Transcribe all of the records word for word, but omit the pictures.

## START Input

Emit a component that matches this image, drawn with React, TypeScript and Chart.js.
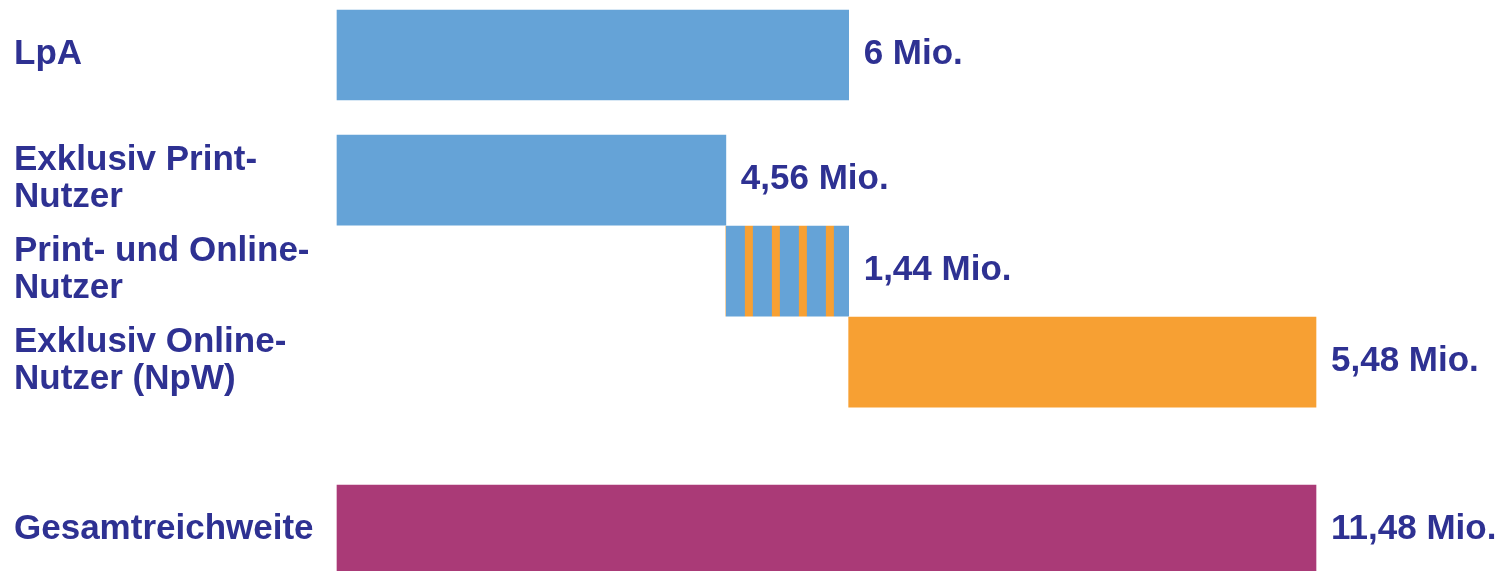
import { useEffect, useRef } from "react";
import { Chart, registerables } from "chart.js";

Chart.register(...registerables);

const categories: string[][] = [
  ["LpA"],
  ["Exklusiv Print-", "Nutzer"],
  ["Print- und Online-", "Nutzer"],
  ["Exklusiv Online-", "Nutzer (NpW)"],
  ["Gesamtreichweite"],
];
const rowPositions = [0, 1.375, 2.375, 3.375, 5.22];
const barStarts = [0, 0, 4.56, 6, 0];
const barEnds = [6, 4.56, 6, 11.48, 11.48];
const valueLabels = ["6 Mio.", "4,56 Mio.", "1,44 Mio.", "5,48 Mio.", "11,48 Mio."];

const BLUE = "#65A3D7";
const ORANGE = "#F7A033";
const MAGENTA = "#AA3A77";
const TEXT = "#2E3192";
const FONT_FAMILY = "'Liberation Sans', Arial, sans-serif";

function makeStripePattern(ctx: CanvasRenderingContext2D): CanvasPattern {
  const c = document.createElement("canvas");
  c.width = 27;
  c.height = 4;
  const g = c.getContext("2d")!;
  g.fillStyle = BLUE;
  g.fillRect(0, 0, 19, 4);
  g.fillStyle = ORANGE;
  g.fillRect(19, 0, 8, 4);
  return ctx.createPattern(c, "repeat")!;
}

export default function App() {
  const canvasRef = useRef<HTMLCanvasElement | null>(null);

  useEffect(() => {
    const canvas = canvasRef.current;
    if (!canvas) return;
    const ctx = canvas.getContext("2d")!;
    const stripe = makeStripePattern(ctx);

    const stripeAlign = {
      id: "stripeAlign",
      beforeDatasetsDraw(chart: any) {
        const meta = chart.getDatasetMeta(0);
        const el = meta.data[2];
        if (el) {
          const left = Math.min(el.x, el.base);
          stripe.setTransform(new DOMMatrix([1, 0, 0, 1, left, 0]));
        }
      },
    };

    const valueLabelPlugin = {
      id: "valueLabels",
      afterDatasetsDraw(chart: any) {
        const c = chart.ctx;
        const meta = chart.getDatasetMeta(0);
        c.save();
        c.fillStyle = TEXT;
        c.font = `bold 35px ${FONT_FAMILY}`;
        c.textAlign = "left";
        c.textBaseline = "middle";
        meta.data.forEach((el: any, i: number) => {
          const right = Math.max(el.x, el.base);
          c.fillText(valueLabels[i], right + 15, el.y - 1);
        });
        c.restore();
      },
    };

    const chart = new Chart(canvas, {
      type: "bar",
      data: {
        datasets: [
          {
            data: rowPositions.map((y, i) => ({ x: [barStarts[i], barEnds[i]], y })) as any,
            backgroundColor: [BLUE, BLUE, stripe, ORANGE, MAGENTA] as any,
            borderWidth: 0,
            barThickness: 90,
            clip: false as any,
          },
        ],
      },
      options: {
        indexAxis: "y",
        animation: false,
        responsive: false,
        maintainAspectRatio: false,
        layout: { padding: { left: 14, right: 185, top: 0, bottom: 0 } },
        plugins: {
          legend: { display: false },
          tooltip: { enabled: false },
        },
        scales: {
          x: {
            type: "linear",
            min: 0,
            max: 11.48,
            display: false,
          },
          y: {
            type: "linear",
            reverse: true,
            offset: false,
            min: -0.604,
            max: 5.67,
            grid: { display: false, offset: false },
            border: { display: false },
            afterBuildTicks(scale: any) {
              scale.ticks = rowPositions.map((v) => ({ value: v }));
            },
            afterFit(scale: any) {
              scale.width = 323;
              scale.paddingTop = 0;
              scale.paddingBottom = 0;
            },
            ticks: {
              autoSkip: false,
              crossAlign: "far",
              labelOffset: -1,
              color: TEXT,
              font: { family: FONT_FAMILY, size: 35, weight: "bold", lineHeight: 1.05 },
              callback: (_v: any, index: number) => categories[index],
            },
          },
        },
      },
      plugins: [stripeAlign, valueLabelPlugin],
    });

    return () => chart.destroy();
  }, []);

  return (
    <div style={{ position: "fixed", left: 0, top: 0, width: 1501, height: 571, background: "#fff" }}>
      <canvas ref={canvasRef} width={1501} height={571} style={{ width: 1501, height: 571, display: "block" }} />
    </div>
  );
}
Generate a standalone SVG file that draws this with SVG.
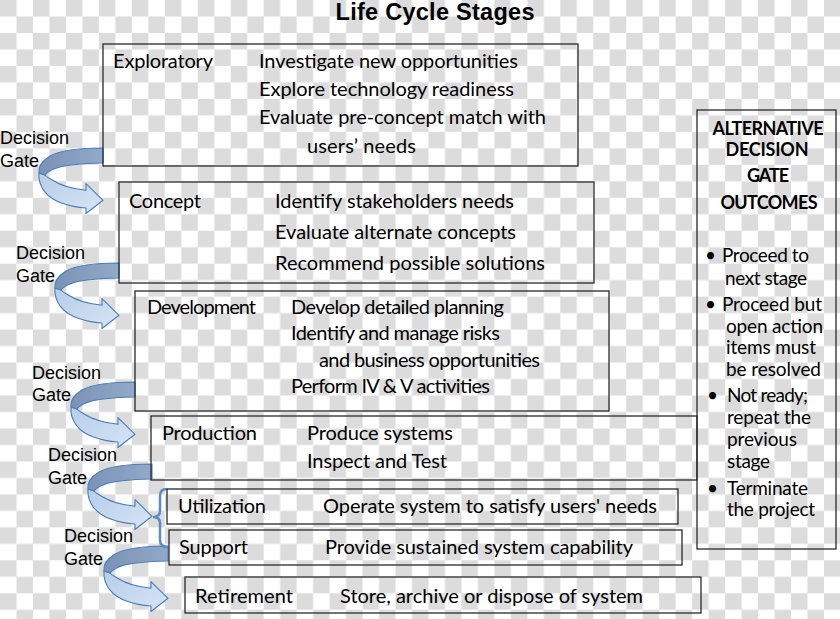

## END Input

* [Output for this exercise]
Emit a component that matches this image, drawn with React, TypeScript and Chart.js.
import { useEffect, useRef } from "react";
import { Chart, registerables } from "chart.js";

Chart.register(...registerables);

const categories: string[][] = [
  ["LpA"],
  ["Exklusiv Print-", "Nutzer"],
  ["Print- und Online-", "Nutzer"],
  ["Exklusiv Online-", "Nutzer (NpW)"],
  ["Gesamtreichweite"],
];
const rowPositions = [0, 1.375, 2.375, 3.375, 5.22];
const barStarts = [0, 0, 4.56, 6, 0];
const barEnds = [6, 4.56, 6, 11.48, 11.48];
const valueLabels = ["6 Mio.", "4,56 Mio.", "1,44 Mio.", "5,48 Mio.", "11,48 Mio."];

const BLUE = "#65A3D7";
const ORANGE = "#F7A033";
const MAGENTA = "#AA3A77";
const TEXT = "#2E3192";
const FONT_FAMILY = "'Liberation Sans', Arial, sans-serif";

function makeStripePattern(ctx: CanvasRenderingContext2D): CanvasPattern {
  const c = document.createElement("canvas");
  c.width = 27;
  c.height = 4;
  const g = c.getContext("2d")!;
  g.fillStyle = BLUE;
  g.fillRect(0, 0, 19, 4);
  g.fillStyle = ORANGE;
  g.fillRect(19, 0, 8, 4);
  return ctx.createPattern(c, "repeat")!;
}

export default function App() {
  const canvasRef = useRef<HTMLCanvasElement | null>(null);

  useEffect(() => {
    const canvas = canvasRef.current;
    if (!canvas) return;
    const ctx = canvas.getContext("2d")!;
    const stripe = makeStripePattern(ctx);

    const stripeAlign = {
      id: "stripeAlign",
      beforeDatasetsDraw(chart: any) {
        const meta = chart.getDatasetMeta(0);
        const el = meta.data[2];
        if (el) {
          const left = Math.min(el.x, el.base);
          stripe.setTransform(new DOMMatrix([1, 0, 0, 1, left, 0]));
        }
      },
    };

    const valueLabelPlugin = {
      id: "valueLabels",
      afterDatasetsDraw(chart: any) {
        const c = chart.ctx;
        const meta = chart.getDatasetMeta(0);
        c.save();
        c.fillStyle = TEXT;
        c.font = `bold 35px ${FONT_FAMILY}`;
        c.textAlign = "left";
        c.textBaseline = "middle";
        meta.data.forEach((el: any, i: number) => {
          const right = Math.max(el.x, el.base);
          c.fillText(valueLabels[i], right + 15, el.y - 1);
        });
        c.restore();
      },
    };

    const chart = new Chart(canvas, {
      type: "bar",
      data: {
        datasets: [
          {
            data: rowPositions.map((y, i) => ({ x: [barStarts[i], barEnds[i]], y })) as any,
            backgroundColor: [BLUE, BLUE, stripe, ORANGE, MAGENTA] as any,
            borderWidth: 0,
            barThickness: 90,
            clip: false as any,
          },
        ],
      },
      options: {
        indexAxis: "y",
        animation: false,
        responsive: false,
        maintainAspectRatio: false,
        layout: { padding: { left: 14, right: 185, top: 0, bottom: 0 } },
        plugins: {
          legend: { display: false },
          tooltip: { enabled: false },
        },
        scales: {
          x: {
            type: "linear",
            min: 0,
            max: 11.48,
            display: false,
          },
          y: {
            type: "linear",
            reverse: true,
            offset: false,
            min: -0.604,
            max: 5.67,
            grid: { display: false, offset: false },
            border: { display: false },
            afterBuildTicks(scale: any) {
              scale.ticks = rowPositions.map((v) => ({ value: v }));
            },
            afterFit(scale: any) {
              scale.width = 323;
              scale.paddingTop = 0;
              scale.paddingBottom = 0;
            },
            ticks: {
              autoSkip: false,
              crossAlign: "far",
              labelOffset: -1,
              color: TEXT,
              font: { family: FONT_FAMILY, size: 35, weight: "bold", lineHeight: 1.05 },
              callback: (_v: any, index: number) => categories[index],
            },
          },
        },
      },
      plugins: [stripeAlign, valueLabelPlugin],
    });

    return () => chart.destroy();
  }, []);

  return (
    <div style={{ position: "fixed", left: 0, top: 0, width: 1501, height: 571, background: "#fff" }}>
      <canvas ref={canvasRef} width={1501} height={571} style={{ width: 1501, height: 571, display: "block" }} />
    </div>
  );
}
Generate a standalone SVG file that draws this with SVG.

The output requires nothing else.